Work instructions: Quote from the first line below through the line that contains "var gridY = [10, 20, 30, 40, 50];", both included, and leave the pictures out.

━━━━━ Supplied material ━━━━━

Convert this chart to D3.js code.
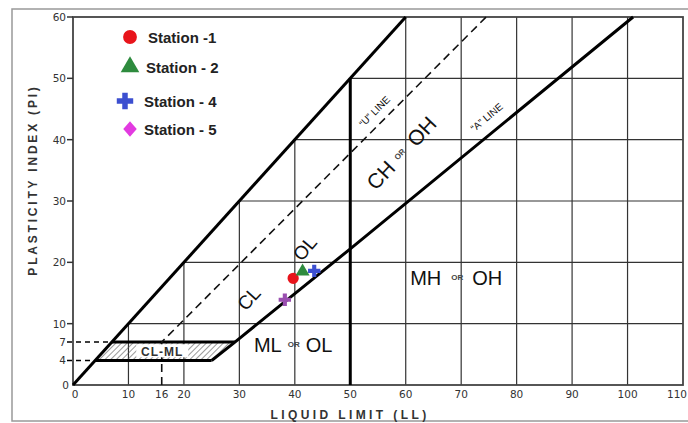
<!DOCTYPE html>
<html>
<head>
<meta charset="utf-8">
<script src="https://cdn.jsdelivr.net/npm/d3@7"></script>
<style>
  body { margin: 0; background: #fff; }
  svg { display: block; font-family: "Liberation Sans", Arial, sans-serif; }
</style>
</head>
<body>
<svg id="chart" width="688" height="423"></svg>
<script>
// data
var xTicks = [0, 10, 16, 20, 30, 40, 50, 60, 70, 80, 90, 100, 110];
var yTicks = [0, 4, 7, 10, 20, 30, 40, 50, 60];
var gridX = [10, 20, 30, 40, 60, 70, 80, 90, 100];
var gridY = [10, 20, 30, 40, 50];

var stations = ["Station -1", "Station - 2", "Station - 4", "Station - 5"];
var stationLL = [39.7, 41.4, 43.5, 38.2];
var stationPI = [17.4, 18.5, 18.6, 13.9];

// boundary lines (LL, PI)
var upperLine = [[0, 0], [60, 60]];
var aLine = [[25, 4], [29.2, 7], [50, 22.2], [101, 60]];
var uLine = [[16, 0], [16, 7], [74.5, 60]];
var llFifty = [[50, 0], [50, 50]];
var clmlZone = [[4, 4], [25, 4], [29.2, 7], [7, 7]];

var svg = d3.select("#chart");

var x = d3.scaleLinear().domain([0, 110]).range([73, 683]);
var y = d3.scaleLinear().domain([0, 60]).range([385, 17]);
var line = d3.line().x(function(d) { return x(d[0]); }).y(function(d) { return y(d[1]); });

// outer frame
svg.append("rect")
    .attr("x", 12).attr("y", 9).attr("width", 700).attr("height", 412)
    .attr("fill", "none").attr("stroke", "#999").attr("stroke-width", 1.5);

// hatch pattern
var defs = svg.append("defs");
var pat = defs.append("pattern")
    .attr("id", "hatch").attr("patternUnits", "userSpaceOnUse")
    .attr("width", 4).attr("height", 4)
    .attr("patternTransform", "rotate(45)");
pat.append("line").attr("x1", 0).attr("y1", 0).attr("x2", 0).attr("y2", 4)
    .attr("stroke", "#555").attr("stroke-width", 1.2);

// grid (only below the PI = LL line)
svg.append("g").selectAll("line").data(gridX).enter().append("line")
    .attr("x1", function(d) { return x(d); })
    .attr("x2", function(d) { return x(d); })
    .attr("y1", y(0))
    .attr("y2", function(d) { return y(Math.min(d, 60)); })
    .attr("stroke", "#333").attr("stroke-width", 1.2);

svg.append("g").selectAll("line").data(gridY).enter().append("line")
    .attr("x1", function(d) { return x(d); })
    .attr("x2", x(110))
    .attr("y1", function(d) { return y(d); })
    .attr("y2", function(d) { return y(d); })
    .attr("stroke", "#333").attr("stroke-width", 1.2);

// plot frame
svg.append("rect")
    .attr("x", x(0)).attr("y", y(60))
    .attr("width", x(110) - x(0)).attr("height", y(0) - y(60))
    .attr("fill", "none").attr("stroke", "#444").attr("stroke-width", 1.8);

// CL-ML zone
svg.append("path").datum(clmlZone)
    .attr("d", function(d) { return line(d) + "Z"; })
    .attr("fill", "url(#hatch)").attr("stroke", "none");
svg.append("line")
    .attr("x1", x(4)).attr("x2", x(25)).attr("y1", y(4)).attr("y2", y(4))
    .attr("stroke", "#000").attr("stroke-width", 3);
svg.append("line")
    .attr("x1", x(7)).attr("x2", x(29.2)).attr("y1", y(7)).attr("y2", y(7))
    .attr("stroke", "#000").attr("stroke-width", 3);

// dashed guides at PI 4 and 7
[[4, 4], [7, 7]].forEach(function(p) {
  svg.append("line")
      .attr("x1", x(0) - 6).attr("x2", x(p[0])).attr("y1", y(p[1])).attr("y2", y(p[1]))
      .attr("stroke", "#000").attr("stroke-width", 1.5)
      .attr("stroke-dasharray", "5,4");
});

// U-line
svg.append("path").datum(uLine)
    .attr("d", line).attr("fill", "none")
    .attr("stroke", "#111").attr("stroke-width", 1.6)
    .attr("stroke-dasharray", "8,5");

// thick lines
[upperLine, aLine, llFifty].forEach(function(l) {
  svg.append("path").datum(l)
      .attr("d", line).attr("fill", "none")
      .attr("stroke", "#000").attr("stroke-width", 3);
});

// CL-ML label
svg.append("rect")
    .attr("x", x(16.1) - 26).attr("y", y(5.5) - 7)
    .attr("width", 52).attr("height", 13).attr("fill", "#fff");
svg.append("text")
    .attr("x", x(16.1)).attr("y", y(5.5) + 4.5)
    .attr("text-anchor", "middle")
    .attr("font-size", 12).attr("font-weight", "bold").attr("fill", "#333")
    .attr("letter-spacing", 1)
    .text("CL-ML");

// y ticks
svg.append("g").selectAll("line").data(gridY.concat([60])).enter().append("line")
    .attr("x1", x(0) - 6).attr("x2", x(0))
    .attr("y1", function(d) { return y(d); })
    .attr("y2", function(d) { return y(d); })
    .attr("stroke", "#333").attr("stroke-width", 1.5);

svg.append("g").selectAll("text").data(yTicks).enter().append("text")
    .attr("x", function(d) { return d === 0 ? x(0) - 4 : x(0) - 7; })
    .attr("y", function(d) { return y(d) + 4; })
    .attr("text-anchor", "end")
    .attr("font-family", "DejaVu Sans, sans-serif")
    .attr("font-size", 10.5).attr("fill", "#333")
    .text(function(d) { return d; });

// x ticks
svg.append("g").selectAll("text").data(xTicks).enter().append("text")
    .attr("x", function(d) { return d === 0 ? x(0) + 2 : (d === 110 ? 687 : x(d)); })
    .attr("y", 398)
    .attr("text-anchor", function(d) { return d === 110 ? "end" : "middle"; })
    .attr("font-family", "DejaVu Sans, sans-serif")
    .attr("font-size", 10.5).attr("fill", "#333")
    .text(function(d) { return d; });

// axis titles
svg.append("text")
    .attr("x", 350).attr("y", 419)
    .attr("text-anchor", "middle")
    .attr("font-size", 12).attr("font-weight", "bold").attr("fill", "#333")
    .attr("letter-spacing", 3.4)
    .text("LIQUID LIMIT (LL)");

svg.append("text")
    .attr("transform", "translate(37,180) rotate(-90)")
    .attr("text-anchor", "middle")
    .attr("font-size", 12).attr("font-weight", "bold").attr("fill", "#333")
    .attr("letter-spacing", 2.8)
    .text("PLASTICITY INDEX (PI)");

// zone labels: parts are [text, size, dx, dy]
function zoneLabel(ll, pi, angle, parts) {
  var t = svg.append("text")
      .attr("transform", "translate(" + x(ll) + "," + y(pi) + ") rotate(" + angle + ")")
      .attr("text-anchor", "middle")
      .attr("fill", "#111");
  parts.forEach(function(p) {
    var s = t.append("tspan").attr("font-size", p[1]).text(p[0]);
    if (p[2]) s.attr("dx", p[2]);
    if (p[3]) s.attr("dy", p[3]);
    if (p[1] < 10) s.attr("font-weight", "bold").attr("fill", "#444");
  });
  return t;
}
zoneLabel(32.6, 13.4, -48, [["CL", 19]]);
zoneLabel(42.7, 21.6, -50, [["OL", 19]]);
zoneLabel(60.2, 37, -47, [["CH", 21], ["OR", 8, 7, -5], ["OH", 21, 10, 5]]);
zoneLabel(69.1, 16.3, 0, [["MH", 20], ["OR", 8, 10, -5], ["OH", 20, 9, 5]]);
zoneLabel(39.7, 5.4, 0, [["ML", 20], ["OR", 8, 6, -5], ["OL", 20, 6, 5]]);
zoneLabel(54.8, 44.2, -45, [["\u201CU\u201D LINE", 10]]);
zoneLabel(75, 43.2, -40, [["\u201CA\u201D LINE", 10]]);

// station points
var colors = ["#e8141b", "#2e8b3e", "#3c4fd0", "#9a4fb0"];
var legendColors = ["#e8141b", "#2e8b3e", "#3c4fd0", "#e23ae0"];
var shapes = [d3.symbolCircle, d3.symbolTriangle, d3.symbolCross, d3.symbolCross];

svg.append("g").selectAll("path").data(stations).enter().append("path")
    .attr("transform", function(d, i) { return "translate(" + x(stationLL[i]) + "," + y(stationPI[i]) + ")"; })
    .attr("d", function(d, i) { return d3.symbol().type(shapes[i]).size(i === 0 ? 100 : 85)(); })
    .attr("fill", function(d, i) { return colors[i]; });

// legend
var legendShapes = [d3.symbolCircle, d3.symbolTriangle, d3.symbolCross, d3.symbolDiamond];
var legendY = [37, 67, 101, 129];
var legendMarkX = [130, 130, 125, 130];
var legendTextX = [148, 146, 144, 144];
var leg = svg.append("g");
leg.selectAll("path").data(stations).enter().append("path")
    .attr("transform", function(d, i) {
      var s = i === 3 ? " scale(1.5,1)" : "";
      return "translate(" + legendMarkX[i] + "," + legendY[i] + ")" + s;
    })
    .attr("d", function(d, i) { return d3.symbol().type(legendShapes[i]).size(i === 3 ? 70 : 150)(); })
    .attr("fill", function(d, i) { return legendColors[i]; });
leg.selectAll("text").data(stations).enter().append("text")
    .attr("x", function(d, i) { return legendTextX[i]; })
    .attr("y", function(d, i) { return legendY[i] + 6; })
    .attr("font-size", 15).attr("font-weight", "bold").attr("fill", "#222")
    .text(function(d) { return d; });
</script>
</body>
</html>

━━━━━

Output of the exercise:
Convert this chart to D3.js code.
<!DOCTYPE html>
<html>
<head>
<meta charset="utf-8">
<script src="https://cdn.jsdelivr.net/npm/d3@7"></script>
<style>
  body { margin: 0; background: #fff; }
  svg { display: block; font-family: "Liberation Sans", Arial, sans-serif; }
</style>
</head>
<body>
<svg id="chart" width="688" height="423"></svg>
<script>
// data
var xTicks = [0, 10, 16, 20, 30, 40, 50, 60, 70, 80, 90, 100, 110];
var yTicks = [0, 4, 7, 10, 20, 30, 40, 50, 60];
var gridX = [10, 20, 30, 40, 60, 70, 80, 90, 100];
var gridY = [10, 20, 30, 40, 50];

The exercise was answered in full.